Oman is a longstanding but discreet mediator

Muscat (Oman) (AFP) - Iran and the United States were preparing for talks on Friday in Oman, with Washington looking to see if there was any prospect of diplomatic progress on the Iranian nuclear programme and other issues while refusing to rule out military action.

The talks – finally confirmed by both sides late Wednesday after uncertainty over the location, timing and format – will be the first such encounter between the two foes since the United States joined Israel’s war against the Islamic republic in June with strikes on nuclear sites.

President Donald Trump’s Middle East envoy Steve Witkoff and Iranian Foreign Minister Abbas Araghchi are due to lead their delegations at the negotiations in the discreet Gulf sultanate, which has periodically acted as a mediator between the countries.

Iranian state news agency IRNA reported late Thursday that Araghchi had arrived in Muscat for the talks.

Iran’s foreign ministry said Thursday evening that it had a “responsibility not to miss any opportunity to use diplomacy” to preserve peace, adding it hoped Washington would participate in the discussions “with responsibility, realism and seriousness”.

Trump has not ruled out military action

The meeting comes just under a month after the peak of a wave of nationwide protests in Iran against the clerical leadership, which rights groups say were repressed with an unprecedented crackdown that has left thousands dead.
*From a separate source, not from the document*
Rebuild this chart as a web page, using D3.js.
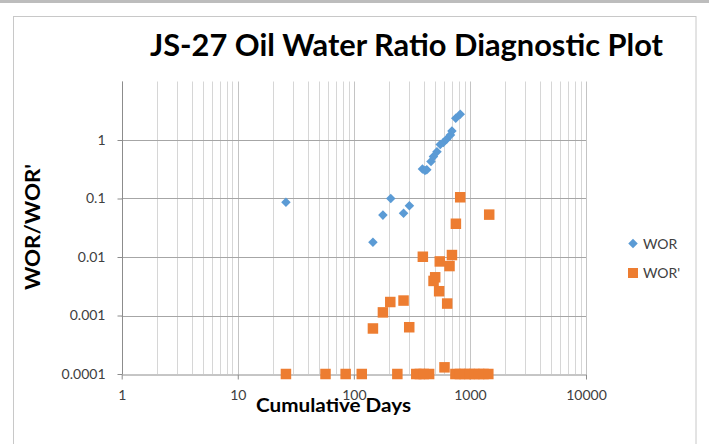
<!DOCTYPE html>
<html>
<head>
<meta charset="utf-8">
<script src="https://cdn.jsdelivr.net/npm/d3@7"></script>
<style>
  html, body { margin: 0; padding: 0; background: #ffffff; }
  svg { display: block; font-family: Lato, "Open Sans", sans-serif; }
</style>
</head>
<body>
<svg id="chart" width="709" height="444"></svg>
<script>
// ---- data ----
const titleText = "JS-27 Oil Water Ratio Diagnostic Plot";
const xTitle = "Cumulative Days";
const yTitle = "WOR/WOR'";
const seriesNames = ["WOR", "WOR'"];

const worDays = [26, 146, 178, 208, 268, 301, 390, 410, 425, 462, 485, 520, 555, 590, 630, 680, 700, 755, 825];
const worValues = [0.086, 0.0178, 0.052, 0.1, 0.056, 0.075, 0.32, 0.3, 0.31, 0.43, 0.52, 0.63, 0.84, 0.91, 1.03, 1.22, 1.43, 2.35, 2.75];

const worpDays = [26, 57, 85, 117, 146, 178, 206, 237, 268, 300, 345, 370, 393, 400, 445, 486, 502, 543, 550, 604, 637, 667, 700, 750, 757, 820, 825, 900, 990, 1090, 1200, 1310, 1440, 1466];
const worpValues = [0.0001, 0.0001, 0.0001, 0.0001, 0.0006, 0.00113, 0.0017, 0.0001, 0.0018, 0.00063, 0.0001, 0.0001, 0.0101, 0.0001, 0.0001, 0.0039, 0.0045, 0.0026, 0.0084, 0.00013, 0.0016, 0.007, 0.0108, 0.0001, 0.037, 0.0001, 0.105, 0.0001, 0.0001, 0.0001, 0.0001, 0.0001, 0.0001, 0.053];

const xTickValues = [1, 10, 100, 1000, 10000];
const xTickLabels = ["1", "10", "100", "1000", "10000"];
const yTickValues = [0.0001, 0.001, 0.01, 0.1, 1];
const yTickLabels = ["0.0001", "0.001", "0.01", "0.1", "1"];

// ---- layout ----
const svg = d3.select("#chart");
const plotL = 121.7, plotR = 586, plotT = 81.5, plotB = 374;
const blue = "#5B9BD5", orange = "#ED7D31";

// top window bar and chart frame
svg.append("rect").attr("x", 0).attr("y", 0).attr("width", 709).attr("height", 3).attr("fill", "#bdbdbd");
svg.append("rect").attr("x", 13.5).attr("y", 16.5).attr("width", 682.5).attr("height", 440)
  .attr("fill", "#fff").attr("stroke", "#c8c8c8").attr("stroke-width", 1);

const x = d3.scaleLog().domain([1, 10000]).range([plotL, plotR]);
const y = d3.scaleLog().domain([0.0001, 10]).range([plotB, plotT]);

// vertical gridlines (log minor + major)
svg.append("g").selectAll("line").data(x.ticks()).join("line")
  .attr("x1", d => Math.round(x(d)) + 0.5).attr("x2", d => Math.round(x(d)) + 0.5)
  .attr("y1", plotT).attr("y2", plotB)
  .attr("stroke", d => xTickValues.includes(d) ? "#c4c4c4" : "#d6d6d6")
  .attr("stroke-width", 1);

// horizontal major gridlines
svg.append("g").selectAll("line").data(yTickValues.filter(v => v > 0.0001)).join("line")
  .attr("x1", plotL).attr("x2", plotR)
  .attr("y1", d => Math.round(y(d)) + 0.5).attr("y2", d => Math.round(y(d)) + 0.5)
  .attr("stroke", "#a6a6a6").attr("stroke-width", 1);

// axes
const xAxis = svg.append("g").attr("transform", `translate(0,${Math.round(plotB) + 0.5})`)
  .call(d3.axisBottom(x).tickValues(xTickValues).tickFormat((d, i) => xTickLabels[i]).tickSize(5).tickSizeOuter(0).tickPadding(11));
const yAxis = svg.append("g").attr("transform", `translate(${Math.round(plotL) + 0.5},0)`)
  .call(d3.axisLeft(y).tickValues(yTickValues).tickFormat((d, i) => yTickLabels[i]).tickSize(5).tickSizeOuter(0).tickPadding(12));
[xAxis, yAxis].forEach(a => {
  a.select(".domain").attr("stroke", "#8c8c8c");
  a.selectAll(".tick line").attr("stroke", "#8c8c8c");
  a.selectAll(".tick text").attr("font-family", "Lato, sans-serif").attr("font-size", 14).attr("fill", "#404040");
});
yAxis.select(".domain").attr("d", `M0,${plotB}V${plotT}`);

// series
const diamond = d3.symbol().type(d3.symbolDiamond2).size(58);
svg.append("g").selectAll("path").data(worDays.map((d, i) => [d, worValues[i]])).join("path")
  .attr("d", diamond)
  .attr("transform", d => `translate(${x(d[0])},${y(d[1])})`)
  .attr("fill", blue);

const sq = 10.5;
svg.append("g").selectAll("rect").data(worpDays.map((d, i) => [d, worpValues[i]])).join("rect")
  .attr("x", d => x(d[0]) - sq / 2).attr("y", d => y(d[1]) - sq / 2)
  .attr("width", sq).attr("height", sq)
  .attr("fill", orange);

// title
svg.append("text").attr("x", 150).attr("y", 55.5)
  .attr("font-family", "Lato, sans-serif").attr("font-weight", "bold").attr("font-size", 30)
  .attr("textLength", 513).attr("lengthAdjust", "spacingAndGlyphs")
  .attr("fill", "#000").text(titleText);

// axis titles
svg.append("text").attr("x", 256).attr("y", 411.5)
  .attr("font-family", "Lato, sans-serif").attr("font-weight", "bold").attr("font-size", 19)
  .attr("textLength", 155).attr("lengthAdjust", "spacingAndGlyphs")
  .attr("fill", "#000").text(xTitle);

svg.append("text").attr("transform", "translate(40,290) rotate(-90)")
  .attr("font-family", "Lato, sans-serif").attr("font-weight", "bold").attr("font-size", 20)
  .attr("textLength", 126).attr("lengthAdjust", "spacingAndGlyphs")
  .attr("fill", "#000").text(yTitle);

// legend
const lg = svg.append("g");
lg.append("path").attr("d", diamond).attr("transform", "translate(633,243.5)").attr("fill", blue);
lg.append("rect").attr("x", 628).attr("y", 268).attr("width", 10).attr("height", 10).attr("fill", orange);
lg.selectAll("text").data(seriesNames).join("text")
  .attr("x", 643).attr("y", (d, i) => 248.5 + i * 29)
  .attr("font-family", "Lato, sans-serif").attr("font-size", 14).attr("fill", "#404040")
  .text(d => d);
</script>
</body>
</html>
“They’re negotiating,” Trump said of Iran on Thursday.

“They don’t want us to hit them, we have a big fleet going there,” he added, referring to the aircraft carrier group he has repeatedly called an “armada”.

Trump initially threatened military action against Tehran over its crackdown on protesters and even told demonstrators “help is on its way”.

But his rhetoric in recent days has focused on reining in the Iranian nuclear programme, which the West fears is aimed at making a bomb.

US Vice President JD Vance told SiriusXM in an interview broadcast Wednesday that Trump would “keep his options open”.

“He is going to talk to everybody, he is going to try to accomplish what he can through non-military means and if he feels like the military is the only option then he is ultimately going to choose that,” Vance said.

- ‘Inflexibility’ towards US demands -

German Chancellor Friedrich Merz, speaking in the Qatari capital Doha, urged Iran’s leadership to “truly enter talks”, saying there was a “great fear of military escalation in the region”.

Turkish President Recep Tayyip Erdogan was quoted by Turkish newspapers as saying: “So far, I see that the parties want to make room for diplomacy,” adding that conflict was “not the solution”.

There had been tensions in the run-up to the talks over whether the meeting should also include regional countries and address Tehran’s support of proxies and its ballistic missile programmes, two US concerns that Iran resisted.

Iran has warned it will hit back against any attack

Citing unnamed Iranian officials, the New York Times said the United States agreed the talks would exclude regional actors, and while the meeting would focus on the nuclear issue, it would also discuss missiles and militant groups “with the goal of coming up with a framework for a deal”.

“Iran continues to show inflexibility toward addressing US demands, which reduces the likelihood that Iran and the United States will be able to reach a diplomatic solution,” the US-based Institute for the Study of War said.

With the American threats of military action still looming, the United States has maneuvered a naval group led by aircraft carrier USS Abraham Lincoln into the region, while Iran has repeatedly vowed it will hit back at US bases if attacked.

“We are ready to defend and it is the US president who must choose between compromise or war,” state television on Thursday quoted army spokesman General Mohammad Akraminia as saying, warning that Iran has “easy” access to US regional bases.